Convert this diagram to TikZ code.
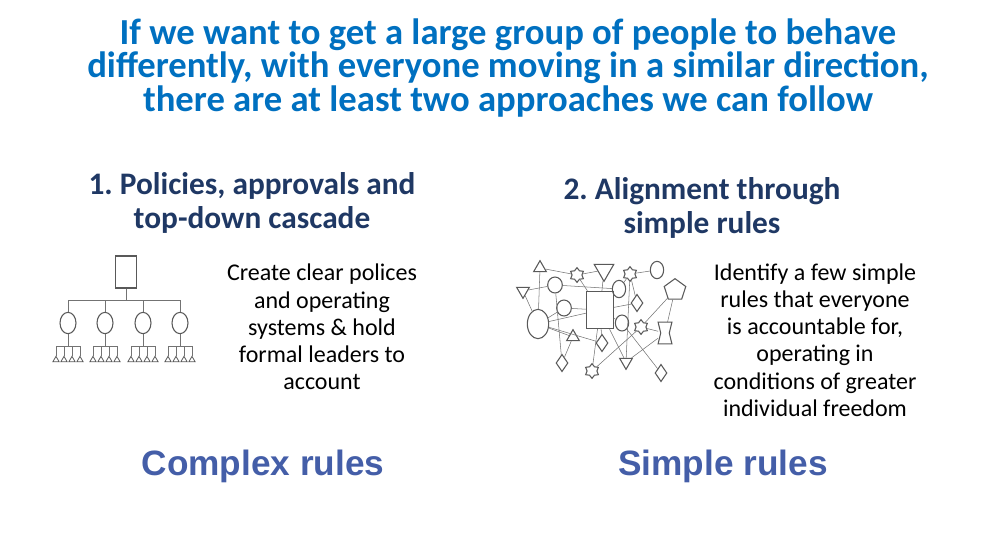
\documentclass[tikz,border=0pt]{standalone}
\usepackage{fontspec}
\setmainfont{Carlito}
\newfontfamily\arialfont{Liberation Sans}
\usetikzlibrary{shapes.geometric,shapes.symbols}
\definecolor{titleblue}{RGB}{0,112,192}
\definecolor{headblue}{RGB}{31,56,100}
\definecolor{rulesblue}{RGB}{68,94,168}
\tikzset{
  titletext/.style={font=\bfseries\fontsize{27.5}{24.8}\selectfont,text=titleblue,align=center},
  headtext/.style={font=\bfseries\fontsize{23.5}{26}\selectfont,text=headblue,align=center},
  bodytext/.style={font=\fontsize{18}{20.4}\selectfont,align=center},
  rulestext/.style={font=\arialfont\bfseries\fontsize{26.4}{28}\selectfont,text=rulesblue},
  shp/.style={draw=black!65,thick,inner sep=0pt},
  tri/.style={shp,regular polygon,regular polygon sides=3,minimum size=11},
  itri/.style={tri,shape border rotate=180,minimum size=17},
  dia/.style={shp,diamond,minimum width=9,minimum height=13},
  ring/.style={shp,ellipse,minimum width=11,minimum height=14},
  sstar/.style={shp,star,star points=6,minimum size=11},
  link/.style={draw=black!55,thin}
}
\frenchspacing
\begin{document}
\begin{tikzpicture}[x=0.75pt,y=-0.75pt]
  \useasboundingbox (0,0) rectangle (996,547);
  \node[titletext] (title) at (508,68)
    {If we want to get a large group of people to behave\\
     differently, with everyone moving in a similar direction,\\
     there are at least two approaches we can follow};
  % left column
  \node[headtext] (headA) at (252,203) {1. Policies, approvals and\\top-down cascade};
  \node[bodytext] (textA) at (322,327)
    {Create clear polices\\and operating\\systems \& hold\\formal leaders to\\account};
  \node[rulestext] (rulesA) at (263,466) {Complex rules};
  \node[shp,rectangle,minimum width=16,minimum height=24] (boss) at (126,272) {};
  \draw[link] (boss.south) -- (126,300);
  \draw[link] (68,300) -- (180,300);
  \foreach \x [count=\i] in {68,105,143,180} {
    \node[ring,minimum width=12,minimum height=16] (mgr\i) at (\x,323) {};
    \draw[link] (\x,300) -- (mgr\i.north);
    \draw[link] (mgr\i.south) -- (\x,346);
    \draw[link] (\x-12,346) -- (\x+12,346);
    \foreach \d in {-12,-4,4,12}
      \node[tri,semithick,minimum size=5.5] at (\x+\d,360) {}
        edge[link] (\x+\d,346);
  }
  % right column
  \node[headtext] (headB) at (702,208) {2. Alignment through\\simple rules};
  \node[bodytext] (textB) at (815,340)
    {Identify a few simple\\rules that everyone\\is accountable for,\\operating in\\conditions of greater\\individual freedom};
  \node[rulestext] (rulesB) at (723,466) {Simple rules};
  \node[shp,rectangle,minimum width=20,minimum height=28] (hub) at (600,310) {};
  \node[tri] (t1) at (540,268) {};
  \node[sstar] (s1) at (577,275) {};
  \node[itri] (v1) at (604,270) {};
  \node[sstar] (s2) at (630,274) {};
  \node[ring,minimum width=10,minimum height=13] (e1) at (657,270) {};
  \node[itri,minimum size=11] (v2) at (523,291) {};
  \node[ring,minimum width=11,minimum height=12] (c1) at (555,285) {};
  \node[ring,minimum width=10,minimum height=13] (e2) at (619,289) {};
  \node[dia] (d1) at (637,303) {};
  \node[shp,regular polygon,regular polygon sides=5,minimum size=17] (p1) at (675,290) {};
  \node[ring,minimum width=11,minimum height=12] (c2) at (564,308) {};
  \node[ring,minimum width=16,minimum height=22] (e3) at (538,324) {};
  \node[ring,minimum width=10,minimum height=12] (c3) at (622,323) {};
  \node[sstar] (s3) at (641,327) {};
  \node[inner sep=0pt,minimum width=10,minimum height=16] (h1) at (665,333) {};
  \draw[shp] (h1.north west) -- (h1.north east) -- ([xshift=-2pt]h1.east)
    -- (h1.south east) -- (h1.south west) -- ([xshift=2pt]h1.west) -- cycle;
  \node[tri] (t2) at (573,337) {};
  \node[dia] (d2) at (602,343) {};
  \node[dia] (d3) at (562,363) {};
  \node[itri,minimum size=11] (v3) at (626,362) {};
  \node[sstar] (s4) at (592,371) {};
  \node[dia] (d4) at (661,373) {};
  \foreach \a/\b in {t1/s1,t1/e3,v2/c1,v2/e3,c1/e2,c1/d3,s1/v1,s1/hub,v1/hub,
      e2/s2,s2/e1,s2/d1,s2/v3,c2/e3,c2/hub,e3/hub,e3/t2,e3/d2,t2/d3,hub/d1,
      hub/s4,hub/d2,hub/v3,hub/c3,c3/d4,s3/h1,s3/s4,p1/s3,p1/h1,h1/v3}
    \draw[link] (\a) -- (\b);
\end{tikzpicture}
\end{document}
◇ ◇ ◇ ◇ ◇
Transcribe all of the material exactly, leaving out whatever pictures it contains.

> **CORRECT RESULT**:
Convert this diagram to TikZ code.
\documentclass[tikz,border=0pt]{standalone}
\usepackage{fontspec}
\setmainfont{Carlito}
\newfontfamily\arialfont{Liberation Sans}
\usetikzlibrary{shapes.geometric,shapes.symbols}
\definecolor{titleblue}{RGB}{0,112,192}
\definecolor{headblue}{RGB}{31,56,100}
\definecolor{rulesblue}{RGB}{68,94,168}
\tikzset{
  titletext/.style={font=\bfseries\fontsize{27.5}{24.8}\selectfont,text=titleblue,align=center},
  headtext/.style={font=\bfseries\fontsize{23.5}{26}\selectfont,text=headblue,align=center},
  bodytext/.style={font=\fontsize{18}{20.4}\selectfont,align=center},
  rulestext/.style={font=\arialfont\bfseries\fontsize{26.4}{28}\selectfont,text=rulesblue},
  shp/.style={draw=black!65,thick,inner sep=0pt},
  tri/.style={shp,regular polygon,regular polygon sides=3,minimum size=11},
  itri/.style={tri,shape border rotate=180,minimum size=17},
  dia/.style={shp,diamond,minimum width=9,minimum height=13},
  ring/.style={shp,ellipse,minimum width=11,minimum height=14},
  sstar/.style={shp,star,star points=6,minimum size=11},
  link/.style={draw=black!55,thin}
}
\frenchspacing
\begin{document}
\begin{tikzpicture}[x=0.75pt,y=-0.75pt]
  \useasboundingbox (0,0) rectangle (996,547);
  \node[titletext] (title) at (508,68)
    {If we want to get a large group of people to behave\\
     differently, with everyone moving in a similar direction,\\
     there are at least two approaches we can follow};
  % left column
  \node[headtext] (headA) at (252,203) {1. Policies, approvals and\\top-down cascade};
  \node[bodytext] (textA) at (322,327)
    {Create clear polices\\and operating\\systems \& hold\\formal leaders to\\account};
  \node[rulestext] (rulesA) at (263,466) {Complex rules};
  \node[shp,rectangle,minimum width=16,minimum height=24] (boss) at (126,272) {};
  \draw[link] (boss.south) -- (126,300);
  \draw[link] (68,300) -- (180,300);
  \foreach \x [count=\i] in {68,105,143,180} {
    \node[ring,minimum width=12,minimum height=16] (mgr\i) at (\x,323) {};
    \draw[link] (\x,300) -- (mgr\i.north);
    \draw[link] (mgr\i.south) -- (\x,346);
    \draw[link] (\x-12,346) -- (\x+12,346);
    \foreach \d in {-12,-4,4,12}
      \node[tri,semithick,minimum size=5.5] at (\x+\d,360) {}
        edge[link] (\x+\d,346);
  }
  % right column
  \node[headtext] (headB) at (702,208) {2. Alignment through\\simple rules};
  \node[bodytext] (textB) at (815,340)
    {Identify a few simple\\rules that everyone\\is accountable for,\\operating in\\conditions of greater\\individual freedom};
  \node[rulestext] (rulesB) at (723,466) {Simple rules};
  \node[shp,rectangle,minimum width=20,minimum height=28] (hub) at (600,310) {};
  \node[tri] (t1) at (540,268) {};
  \node[sstar] (s1) at (577,275) {};
  \node[itri] (v1) at (604,270) {};
  \node[sstar] (s2) at (630,274) {};
  \node[ring,minimum width=10,minimum height=13] (e1) at (657,270) {};
  \node[itri,minimum size=11] (v2) at (523,291) {};
  \node[ring,minimum width=11,minimum height=12] (c1) at (555,285) {};
  \node[ring,minimum width=10,minimum height=13] (e2) at (619,289) {};
  \node[dia] (d1) at (637,303) {};
  \node[shp,regular polygon,regular polygon sides=5,minimum size=17] (p1) at (675,290) {};
  \node[ring,minimum width=11,minimum height=12] (c2) at (564,308) {};
  \node[ring,minimum width=16,minimum height=22] (e3) at (538,324) {};
  \node[ring,minimum width=10,minimum height=12] (c3) at (622,323) {};
  \node[sstar] (s3) at (641,327) {};
  \node[inner sep=0pt,minimum width=10,minimum height=16] (h1) at (665,333) {};
  \draw[shp] (h1.north west) -- (h1.north east) -- ([xshift=-2pt]h1.east)
    -- (h1.south east) -- (h1.south west) -- ([xshift=2pt]h1.west) -- cycle;
  \node[tri] (t2) at (573,337) {};
  \node[dia] (d2) at (602,343) {};
  \node[dia] (d3) at (562,363) {};
  \node[itri,minimum size=11] (v3) at (626,362) {};
  \node[sstar] (s4) at (592,371) {};
  \node[dia] (d4) at (661,373) {};
  \foreach \a/\b in {t1/s1,t1/e3,v2/c1,v2/e3,c1/e2,c1/d3,s1/v1,s1/hub,v1/hub,
      e2/s2,s2/e1,s2/d1,s2/v3,c2/e3,c2/hub,e3/hub,e3/t2,e3/d2,t2/d3,hub/d1,
      hub/s4,hub/d2,hub/v3,hub/c3,c3/d4,s3/h1,s3/s4,p1/s3,p1/h1,h1/v3}
    \draw[link] (\a) -- (\b);
\end{tikzpicture}
\end{document}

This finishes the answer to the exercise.